“Sometimes you win, sometimes you learn.”
It’s a simple fact of life that we humans sometimes fail at the things we attempt. After all, no one is perfect.
Some of the wealthiest people on the planet went bankrupt before they ultimately achieved their incredible success.
And truth be told, some of them actually went bankrupt more than once.
On the flip-side, some of the happiest people I have ever known had to go through some pretty dark times before they found the happiness they so badly longed for.
Here are a couple of examples:
1 – Basketball great Michael Jordon missed thousands of shots in practice, and more than a few potentially game-winning shots during his journey towards becoming (arguably) the greatest player ever to play the game.

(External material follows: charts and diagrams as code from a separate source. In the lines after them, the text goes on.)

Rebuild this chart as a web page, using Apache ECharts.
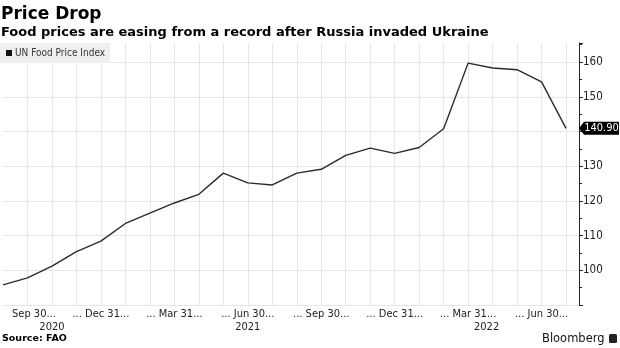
<!DOCTYPE html>
<html>
<head>
<meta charset="utf-8">
<script src="https://cdn.jsdelivr.net/npm/echarts@6/dist/echarts.min.js"></script>
<style>
  html, body { margin: 0; padding: 0; background: #fff; }
  #chart { width: 620px; height: 348px; }
</style>
</head>
<body>
<div id="chart"></div>
<script>
// Monthly UN Food Price Index, Aug 2020 - Jul 2022
const months = ['2020-08','2020-09','2020-10','2020-11','2020-12',
  '2021-01','2021-02','2021-03','2021-04','2021-05','2021-06','2021-07',
  '2021-08','2021-09','2021-10','2021-11','2021-12',
  '2022-01','2022-02','2022-03','2022-04','2022-05','2022-06','2022-07'];
const foodIndex = [95.8, 97.8, 101.2, 105.4, 108.4,
  113.5, 116.5, 119.4, 121.9, 128.0, 125.2, 124.6,
  128.0, 129.1, 133.1, 135.2, 133.7,
  135.4, 140.8, 159.7, 158.3, 157.8, 154.3, 140.9];

// Quarter-end tick labels (by month index) and year labels
const quarterIdx = [1, 4, 7, 10, 13, 16, 19, 22];
const quarterText = ['Sep 30...', '... Dec 31...', '... Mar 31...', '... Jun 30...',
  '... Sep 30...', '... Dec 31...', '... Mar 31...', '... Jun 30...'];
const yearIdx = [2, 10, 20];
const yearText = ['2020', '2021', '2022'];
const yTicks = [100, 110, 120, 130, 140, 150, 160];

const FONT = "'DejaVu Sans Condensed', 'DejaVu Sans', sans-serif";
const BOLD = "'DejaVu Sans', sans-serif";

const lastIdx = foodIndex.length - 1;
const lastVal = foodIndex[lastIdx];

const chart = echarts.init(document.getElementById('chart'), null, { renderer: 'canvas' });

chart.setOption({
  animation: false,
  backgroundColor: '#fff',
  textStyle: { fontFamily: FONT },
  title: [
    { text: 'Price Drop', left: 1, top: 6, padding: 0,
      textStyle: { fontFamily: BOLD, fontWeight: 'bold', fontSize: 17, color: '#000' } },
    { text: 'Food prices are easing from a record after Russia invaded Ukraine', left: 1, top: 26, padding: 0,
      textStyle: { fontFamily: BOLD, fontWeight: 'bold', fontSize: 13, color: '#000' } },
    { text: 'Source: FAO', left: 2, top: 334, padding: 0,
      textStyle: { fontFamily: BOLD, fontWeight: 'bold', fontSize: 9.5, color: '#000' } },
    { text: 'Bloomberg', left: 542, top: 333, padding: 0,
      textStyle: { fontFamily: BOLD, fontWeight: 'normal', fontSize: 11.5, color: '#111' } }
  ],
  legend: {
    left: 0, top: 43,
    padding: [5, 5, 5, 6],
    backgroundColor: '#efefef',
    icon: 'rect', itemWidth: 6, itemHeight: 6, itemGap: 4,
    textStyle: { fontFamily: FONT, fontSize: 10, color: '#333', padding: [0, 0, 0, -2] },
    data: ['UN Food Price Index']
  },
  grid: { left: 0, right: 41, top: 43, bottom: 43, containLabel: false },
  xAxis: [
    {
      type: 'value', min: 0, max: 23.53, interval: 1,
      axisLine: { show: false }, axisTick: { show: false },
      splitLine: { show: true, showMinLine: false, showMaxLine: false,
        lineStyle: { color: '#e6e6e6', width: 1 } },
      axisLabel: {
        margin: 4, fontSize: 11, color: '#222', fontFamily: FONT,
        showMinLabel: true, showMaxLabel: false,
        formatter: function (v) {
          const k = quarterIdx.indexOf(v);
          if (k < 0) return '';
          return k === 0 ? '{first|' + quarterText[k] + '}' : quarterText[k];
        },
        rich: { first: { fontSize: 11, color: '#222', fontFamily: FONT, padding: [0, 0, 0, 13] } }
      }
    },
    {
      type: 'value', min: 0, max: 23.53, interval: 1, position: 'bottom',
      axisLine: { show: false }, axisTick: { show: false }, splitLine: { show: false },
      axisLabel: {
        margin: 17, fontSize: 11, color: '#222', fontFamily: FONT,
        showMaxLabel: false,
        formatter: function (v) {
          const k = yearIdx.indexOf(v);
          if (k < 0) return '';
          return k === 2 ? '{last|' + yearText[k] + '}' : yearText[k];
        },
        rich: { last: { fontSize: 11, color: '#222', fontFamily: FONT, padding: [0, 12, 0, 0] } }
      }
    }
  ],
  yAxis: {
    type: 'value', position: 'right', min: 90, max: 165.5, interval: 10,
    axisLine: { show: true, onZero: false, lineStyle: { color: '#222', width: 1 } },
    axisTick: { show: true, length: 4, lineStyle: { color: '#222' } },
    minorTick: { show: true, splitNumber: 2, length: 3, lineStyle: { color: '#222' } },
    splitLine: { show: true, showMinLine: true, showMaxLine: false,
      lineStyle: { color: '#e6e6e6', width: 1 } },
    axisLabel: {
      margin: 4, fontSize: 11.5, color: '#222', fontFamily: FONT,
      formatter: function (v) { return yTicks.indexOf(v) >= 0 ? String(v) : ''; }
    }
  },
  series: [{
    name: 'UN Food Price Index',
    type: 'line',
    xAxisIndex: 0,
    data: foodIndex.map((v, i) => [i, v]),
    showSymbol: false,
    symbol: 'none',
    clip: false,
    itemStyle: { color: '#111' },
    lineStyle: { color: '#2b2b2b', width: 1.4 },
    markPoint: {
      silent: true,
      symbol: 'path://M0,6.5L5,0L40,0L40,13L5,13Z',
      symbolSize: [40, 13],
      symbolOffset: [33, 0],
      itemStyle: { color: '#000' },
      label: {
        show: true, position: 'inside', offset: [2.5, 0],
        color: '#fff', fontSize: 11, fontFamily: FONT,
        formatter: function (p) { return p.value.toFixed(2); }
      },
      data: [{ coord: [lastIdx, lastVal], value: lastVal }]
    }
  }],
  graphic: [{
    // Bloomberg mark beside the wordmark
    type: 'rect', left: 609, top: 334, shape: { width: 8, height: 9, r: 1.5 },
    style: { fill: '#222' }
  }]
});
</script>
</body>
</html>
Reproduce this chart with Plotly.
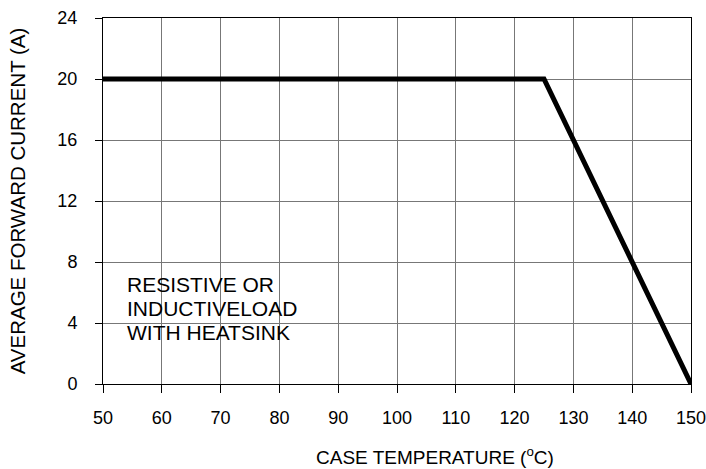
import plotly.graph_objects as go

temperature = [50, 125, 150]
current = [20, 20, 0]
x_ticks = [50, 60, 70, 80, 90, 100, 110, 120, 130, 140, 150]
y_ticks = [0, 4, 8, 12, 16, 20, 24]
note_lines = ["RESISTIVE OR", "INDUCTIVELOAD", "WITH HEATSINK"]
x_title = "CASE TEMPERATURE (<sup>o</sup>C)"
y_title = "AVERAGE FORWARD CURRENT (A)"

font = "Liberation Sans, Arial, sans-serif"

fig = go.Figure()
fig.add_trace(go.Scatter(x=temperature, y=current, mode="lines",
                         line=dict(color="black", width=5), showlegend=False,
                         cliponaxis=False))

for i, line in enumerate(note_lines):
    fig.add_annotation(x=53.8, y=6.5, xref="x", yref="y", text=line, yshift=-24 * i,
                       showarrow=False, xanchor="left", yanchor="middle", align="left",
                       font=dict(family=font, size=21, color="black"))

fig.add_annotation(x=0.565, y=-0.197, xref="paper", yref="paper", text=x_title,
                   showarrow=False, xanchor="center", yanchor="middle",
                   font=dict(family=font, size=19, color="black"))

fig.update_layout(
    width=706, height=469,
    margin=dict(l=103, r=15, t=18, b=85, autoexpand=False),
    paper_bgcolor="white", plot_bgcolor="white",
    font=dict(family=font, size=18, color="black"),
    xaxis=dict(range=[50, 150], tickvals=x_ticks, ticks="outside", ticklen=8,
               tickcolor="black", showline=True, linecolor="black", linewidth=1,
               mirror=True, showgrid=True, gridcolor="#777777", gridwidth=1,
               zeroline=False, ticklabelstandoff=9, automargin=False,
               ticklabeloverflow="allow"),
    yaxis=dict(range=[0, 24], tickvals=y_ticks, ticks="outside", ticklen=7,
               tickcolor="black", showline=True, linecolor="black", linewidth=1,
               mirror=True, showgrid=True, gridcolor="#777777", gridwidth=1,
               zeroline=False, ticklabelstandoff=14, automargin=False,
               ticklabeloverflow="allow",
               title=dict(text=y_title, standoff=26, font=dict(size=20.5))),
)

fig.write_html("out.html", config={"displayModeBar": False},
               post_script="document.body.style.margin='0';")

2 – “King of Rock & Roll” Elvis Presley was basically told “don’t quit your day job” after he totally bombed during his first performance at the Grand Ole Opry.
While few among us will ever become giants in our chosen field like Jordon and Presley did, a great many will succeed beyond their wildest dreams.

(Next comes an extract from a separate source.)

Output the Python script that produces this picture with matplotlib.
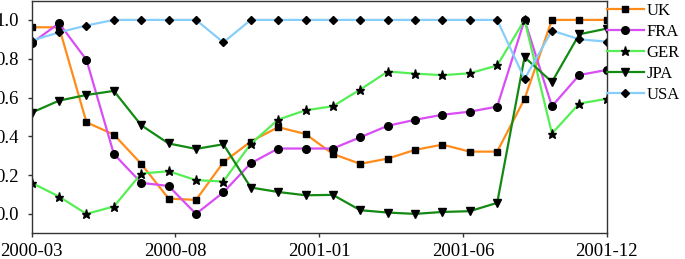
import matplotlib
matplotlib.use("Agg")
import matplotlib.pyplot as plt
import numpy as np

plt.rcParams['font.family'] = ['Liberation Serif', 'DejaVu Serif']

months = ['2000-03', '2000-04', '2000-05', '2000-06', '2000-07', '2000-08', '2000-09',
          '2000-10', '2000-11', '2000-12', '2001-01', '2001-02', '2001-03', '2001-04',
          '2001-05', '2001-06', '2001-07', '2001-08', '2001-09', '2001-10', '2001-11', '2001-12']
tick_labels = ['2000-03', '2000-08', '2001-01', '2001-06', '2001-12']

uk = [0.962, 0.962, 0.472, 0.409, 0.258, 0.079, 0.072, 0.266, 0.373, 0.447, 0.412,
      0.309, 0.258, 0.285, 0.330, 0.357, 0.321, 0.321, 0.593, 1.0, 1.0, 1.0]
fra = [0.88, 0.983, 0.794, 0.309, 0.160, 0.144, 0.0, 0.111, 0.261, 0.337, 0.337,
       0.337, 0.395, 0.454, 0.485, 0.511, 0.527, 0.553, 1.0, 0.555, 0.716, 0.742]
ger = [0.160, 0.089, 0.0, 0.038, 0.208, 0.220, 0.174, 0.167, 0.361, 0.486, 0.534,
       0.555, 0.641, 0.734, 0.723, 0.715, 0.725, 0.765, 1.0, 0.414, 0.569, 0.593]
jpa = [0.522, 0.584, 0.613, 0.634, 0.457, 0.363, 0.335, 0.359, 0.136, 0.113, 0.096,
       0.098, 0.019, 0.007, 0.0, 0.010, 0.014, 0.057, 0.808, 0.680, 0.926, 0.955]
usa = [0.893, 0.936, 0.971, 1.0, 1.0, 1.0, 1.0, 0.884, 1.0, 1.0, 1.0,
       1.0, 1.0, 1.0, 1.0, 1.0, 1.0, 1.0, 0.696, 0.945, 0.900, 0.888]

series = [
    ('UK', uk, '#FF8C1A', 's', 5),
    ('FRA', fra, '#D94DF5', 'o', 5.5),
    ('GER', ger, '#55EE55', '*', 6.5),
    ('JPA', jpa, '#138A13', 'v', 6),
    ('USA', usa, '#87CEFA', 'D', 4.5),
]

fig = plt.figure(figsize=(6.85, 2.59), dpi=100)
W, H = 685, 259
ax = fig.add_axes([31.7 / W, 1 - 233.3 / H, (606.7 - 31.7) / W, (233.3 - 0.5) / H])

x = np.arange(len(months))
for name, vals, col, mk, ms in series:
    ax.plot(x, vals, color=col, lw=1.6, marker=mk, markersize=ms,
            markerfacecolor='black', markeredgecolor='black', label=name)

ax.set_xlim(0, len(months) - 1)
ax.set_ylim(-0.1, 1.1)
ax.set_xticks(np.linspace(0, len(months) - 1, len(tick_labels)))
ax.set_xticklabels(tick_labels)
ax.set_yticks([0.0, 0.2, 0.4, 0.6, 0.8, 1.0])
ax.set_yticklabels(['0.0', '0.2', '0.4', '0.6', '0.8', '1.0'])
ax.tick_params(axis='both', labelsize=13.5, length=3, width=1, color='#333333')
ax.tick_params(axis='x', pad=4)
ax.tick_params(axis='y', pad=6.5)
for s in ax.spines.values():
    s.set_color('#333333')
    s.set_linewidth(1)

ax.legend(loc='upper left', bbox_to_anchor=(1.0, 0.99), frameon=False,
          fontsize=12, handlelength=2.25, handletextpad=0.15, labelspacing=0.3,
          borderaxespad=0, borderpad=0, markerscale=1.0)

fig.savefig('out.png', dpi=100)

Truth be told, virtually all “winners” and “losers” have one thing in common: They stumble and fall at times as they make their climb to the top of whatever pinnacle it is they’re attempting to conquer.
How folks choose to react to their failures is what makes the difference between ultimate success or failure.
Those who never reach their goal or achieve true happiness won’t recognize their failures as learning experiences. They’ll see them as limits on their potential.
It’s the folks who view their failures as mere speed bumps instead of walls that will end up finding success in the end.
Always remember that every failure is capable of teaching a lesson. May we always strive to learn those lessons and take full advantage of them.